I have rotation matrices, translation vector and a set of 3D categorized points (category depends on the z-coordinates). One 2x2 rotation matrix M and one 2x1 translation vector T are related to one category.
How can I apply my rotation and translation matrix on each point with coordinate (x, y, z) ? Is it simply that or I misunderstand the principle of rotation matrix?
add to M a column and a line of 0
add to T a 0 for the z-transformation
then : (x, y, z) = M * (xp, yp, zp) + T
If I understand you correctly you have an affine transformation on R^2 and you want to lift it to an affine transformation on R^3 in such a way that the effect when you apply it to (x,y,z) is to apply the original transformation to (x,y) and leave z unchanged.

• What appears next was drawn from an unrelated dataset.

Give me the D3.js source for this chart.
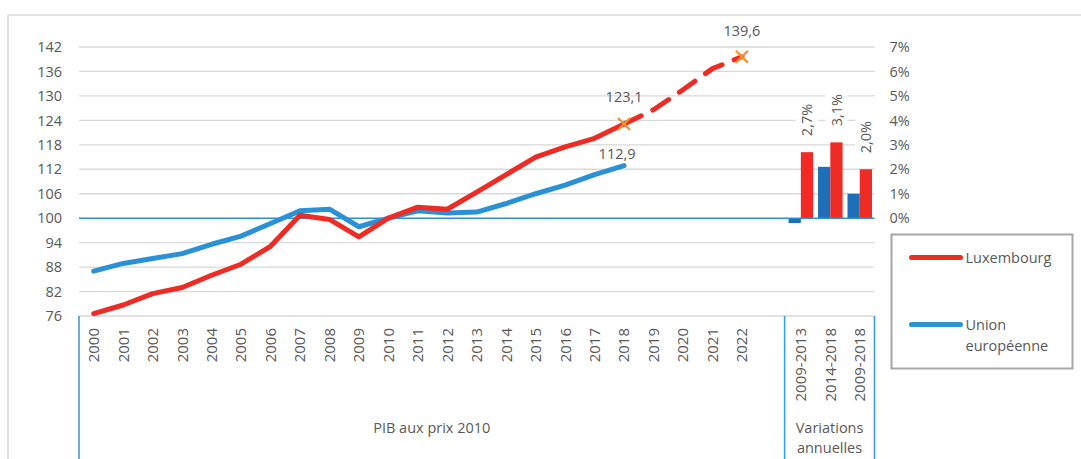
<!DOCTYPE html>
<html>
<head>
<meta charset="utf-8">
<script src="https://cdn.jsdelivr.net/npm/d3@7"></script>
<style>
    body { margin: 0; background: #fff; }
    svg { display: block; font-family: "Open Sans", sans-serif; }
    text { fill: #595959; }
</style>
</head>
<body>
<svg id="chart" width="1081" height="459"></svg>
<script>
// categories on the x axis (one empty slot between the two groups)
const years = ["2000", "2001", "2002", "2003", "2004", "2005", "2006", "2007", "2008", "2009", "2010",
    "2011", "2012", "2013", "2014", "2015", "2016", "2017", "2018", "2019", "2020", "2021", "2022"];
const periods = ["2009-2013", "2014-2018", "2009-2018"];
const categories = years.concat([" "], periods);

// PIB aux prix 2010 (indice 2010 = 100)
const luxValues = [76.6, 78.7, 81.5, 83.0, 86.0, 88.7, 93.1, 100.7, 99.7, 95.4, 100, 102.7, 102.2,
    106.4, 110.7, 115.0, 117.5, 119.6, 123.1, 126.6, 131.5, 136.7, 139.6];
const euValues = [87.0, 88.9, 90.1, 91.3, 93.6, 95.6, 98.7, 101.8, 102.2, 97.9, 100, 101.8, 101.3,
    101.5, 103.6, 106.0, 108.1, 110.7, 112.9];
const lastObserved = "2018";

// variations annuelles (%)
const luxGrowth = [2.7, 3.1, 2.0];
const euGrowth = [-0.2, 2.1, 1.0];

const leftTicks = [76, 82, 88, 94, 100, 106, 112, 118, 124, 130, 136, 142];
const rightTicks = [0, 1, 2, 3, 4, 5, 6, 7];

const red = "#ee2b24", blue = "#2a91d6", barBlue = "#1f6fb8", orange = "#f39230";

const fr = d3.formatLocale({ decimal: ",", thousands: " ", grouping: [3], currency: ["", " €"] });
const fmt1 = fr.format(".1f");

const svg = d3.select("#chart");
const plotLeft = 79, plotRight = 874.5, plotTop = 47, plotBottom = 316;

let x = d3.scaleBand().domain(categories).range([plotLeft, plotRight]);
let y = d3.scaleLinear().domain([76, 142]).range([plotBottom, plotTop]);
let yR = d3.scaleLinear().domain([-4, 7]).range([plotBottom, plotTop]);
let cx = d => x(d) + x.bandwidth() / 2;

// outer frame (only top and left are visible)
svg.append("path")
    .attr("d", `M8,459V15H1081`)
    .attr("fill", "none")
    .attr("stroke", "#d9d9d9")
    .attr("stroke-width", 1.5);

// grid
svg.append("g")
    .selectAll("line")
    .data(leftTicks.filter(d => d !== 100))
    .join("line")
    .attr("x1", plotLeft).attr("x2", plotRight)
    .attr("y1", d => y(d)).attr("y2", d => y(d))
    .attr("stroke", "#d9d9d9")
    .attr("stroke-width", 1.3);

// left axis
let axisL = svg.append("g")
    .attr("transform", `translate(${plotLeft},0)`)
    .call(d3.axisLeft(y).tickValues(leftTicks).tickSize(0).tickPadding(17));
axisL.select(".domain").remove();
axisL.selectAll("text").attr("fill", "#595959").style("font-size", "14.5px").style("font-family", "Open Sans");

// right axis
let axisR = svg.append("g")
    .attr("transform", `translate(${plotRight},0)`)
    .call(d3.axisRight(yR).tickValues(rightTicks).tickSize(0).tickPadding(15).tickFormat(d => d + "%"));
axisR.select(".domain").remove();
axisR.selectAll("text").attr("fill", "#595959").style("font-size", "14.5px").style("font-family", "Open Sans");

// bars (variations annuelles)
let x1 = d3.scaleBand().domain(["eu", "lux"]).range([0, x.bandwidth()]).paddingOuter(0.2);
let barData = periods.map((p, i) => ({ period: p, eu: euGrowth[i], lux: luxGrowth[i] }));

let barGroups = svg.append("g")
    .selectAll("g")
    .data(barData)
    .join("g")
    .attr("transform", d => `translate(${x(d.period)},0)`);

barGroups.selectAll("rect")
    .data(d => [{ key: "eu", v: d.eu }, { key: "lux", v: d.lux }])
    .join("rect")
    .attr("x", d => x1(d.key))
    .attr("width", x1.bandwidth())
    .attr("y", d => yR(Math.max(0, d.v)))
    .attr("height", d => Math.abs(yR(d.v) - yR(0)))
    .attr("fill", d => d.key === "lux" ? red : barBlue);

// baseline 100 / 0%
svg.append("line")
    .attr("x1", plotLeft).attr("x2", plotRight)
    .attr("y1", y(100)).attr("y2", y(100))
    .attr("stroke", blue)
    .attr("stroke-width", 1.5);

// bar labels, rotated with white box
let barLabels = barGroups.append("g")
    .attr("transform", d => `translate(${x1("lux") + x1.bandwidth() / 2},${yR(d.lux) - 16}) rotate(-90)`);
barLabels.append("rect")
    .attr("x", -3).attr("y", -11)
    .attr("width", 40).attr("height", 22)
    .attr("fill", "#fff");
barLabels.append("text")
    .attr("dy", "0.35em")
    .style("font-size", "14.5px")
    .text(d => fmt1(d.lux) + "%");

// lines
let line = d3.line()
    .x((d, i) => cx(years[i]))
    .y(d => y(d));
let lastIdx = years.indexOf(lastObserved);

svg.append("path")
    .attr("d", line(euValues))
    .attr("fill", "none")
    .attr("stroke", blue)
    .attr("stroke-width", 5)
    .attr("stroke-linejoin", "round")
    .attr("stroke-linecap", "round");

svg.append("path")
    .attr("d", line(luxValues.slice(0, lastIdx + 1)))
    .attr("fill", "none")
    .attr("stroke", red)
    .attr("stroke-width", 5)
    .attr("stroke-linejoin", "round")
    .attr("stroke-linecap", "round");

let lineProj = d3.line()
    .x((d, i) => cx(years[i + lastIdx]))
    .y(d => y(d));

svg.append("path")
    .attr("d", lineProj(luxValues.slice(lastIdx)))
    .attr("fill", "none")
    .attr("stroke", red)
    .attr("stroke-width", 5)
    .attr("stroke-linejoin", "round")
    .attr("stroke-linecap", "round")
    .attr("stroke-dasharray", "19,13");

// markers on the Luxembourg line
let marked = [lastIdx, years.length - 1];
svg.append("g")
    .selectAll("path")
    .data(marked)
    .join("path")
    .attr("transform", i => `translate(${cx(years[i])},${y(luxValues[i])})`)
    .attr("d", "M-6,-6L6,6M-6,6L6,-6")
    .attr("stroke", orange)
    .attr("stroke-width", 2.2);

// data labels
let dataLabels = [
    { year: "2018", v: luxValues[lastIdx], dx: 0, dy: -27 },
    { year: "2022", v: luxValues[years.length - 1], dx: 0, dy: -26 },
    { year: "2018", v: euValues[lastIdx], dx: -7, dy: -12 }
];
svg.append("g")
    .selectAll("text")
    .data(dataLabels)
    .join("text")
    .attr("x", d => cx(d.year) + d.dx)
    .attr("y", d => y(d.v) + d.dy)
    .attr("dy", "0.35em")
    .attr("text-anchor", "middle")
    .style("font-size", "14.5px")
    .text(d => fmt1(d.v));

// category labels
let axisB = svg.append("g")
    .attr("transform", `translate(0,${plotBottom})`)
    .call(d3.axisBottom(x).tickSize(0).tickFormat(d => d.trim()));
axisB.select(".domain").remove();
axisB.selectAll("text")
    .attr("transform", "translate(0,12) rotate(-90)")
    .attr("x", 0).attr("y", 0)
    .attr("dy", "0.36em")
    .attr("text-anchor", "end")
    .attr("fill", "#595959")
    .style("font-size", "15px")
    .style("font-family", "Open Sans");

// group separators and group titles
let sepX = [plotLeft, x(" ") + x.bandwidth() - 1.5, plotRight];
svg.append("g")
    .selectAll("line")
    .data(sepX)
    .join("line")
    .attr("x1", d => d).attr("x2", d => d)
    .attr("y1", plotBottom).attr("y2", 459)
    .attr("stroke", "#3a9ddb")
    .attr("stroke-width", 1.6);

svg.append("text")
    .attr("x", (sepX[0] + sepX[1]) / 2)
    .attr("y", 428)
    .attr("dy", "0.35em")
    .attr("text-anchor", "middle")
    .style("font-size", "14.5px")
    .text("PIB aux prix 2010");

svg.append("g")
    .selectAll("text")
    .data(["Variations", "annuelles"])
    .join("text")
    .attr("x", (sepX[1] + sepX[2]) / 2)
    .attr("y", (d, i) => 428 + i * 20)
    .attr("dy", "0.35em")
    .attr("text-anchor", "middle")
    .style("font-size", "14.5px")
    .text(d => d);

// legend
let legend = svg.append("g").attr("transform", "translate(891.5,234.5)");
legend.append("rect")
    .attr("width", 181).attr("height", 134)
    .attr("fill", "#fff")
    .attr("stroke", "#a6a6a6")
    .attr("stroke-width", 2);

let legendItems = [
    { name: ["Luxembourg"], color: red, y: 23 },
    { name: ["Union", "européenne"], color: blue, y: 90 }
];
let items = legend.selectAll("g.item")
    .data(legendItems)
    .join("g")
    .attr("class", "item")
    .attr("transform", d => `translate(0,${d.y})`);
items.append("line")
    .attr("x1", 20).attr("x2", 69)
    .attr("stroke", d => d.color)
    .attr("stroke-width", 5)
    .attr("stroke-linecap", "round");
items.selectAll("text")
    .data(d => d.name)
    .join("text")
    .attr("x", 74)
    .attr("y", (d, i) => i * 21)
    .attr("dy", "0.35em")
    .style("font-size", "14.5px")
    .text(d => d);
</script>
</body>
</html>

If so -- you have to modify your matrix more carefully.
If your original matrix is
M = [a b]
[c d]
Then your new matrix should be
M' = [a b 0]
[c d 0]
[0 0 1]
Note the 1 in the lower right corner -- it is the missing ingredient in the approach that you described. Note that added row and column are the third row and column of the 3x3 identity matrix, which makes sense since you want the result to act like the identity matrix on z. It is easy to work out that
[a b 0] [x] [ax+by]
[c d 0] [y] = [cx+dy]
[0 0 1] [z] [ z ]
Which is what I think you want. (I don't think Stack Overflow has any mark-up for matrices, but my notation should be clear enough)
You are handling T correctly (adding a zero z-component).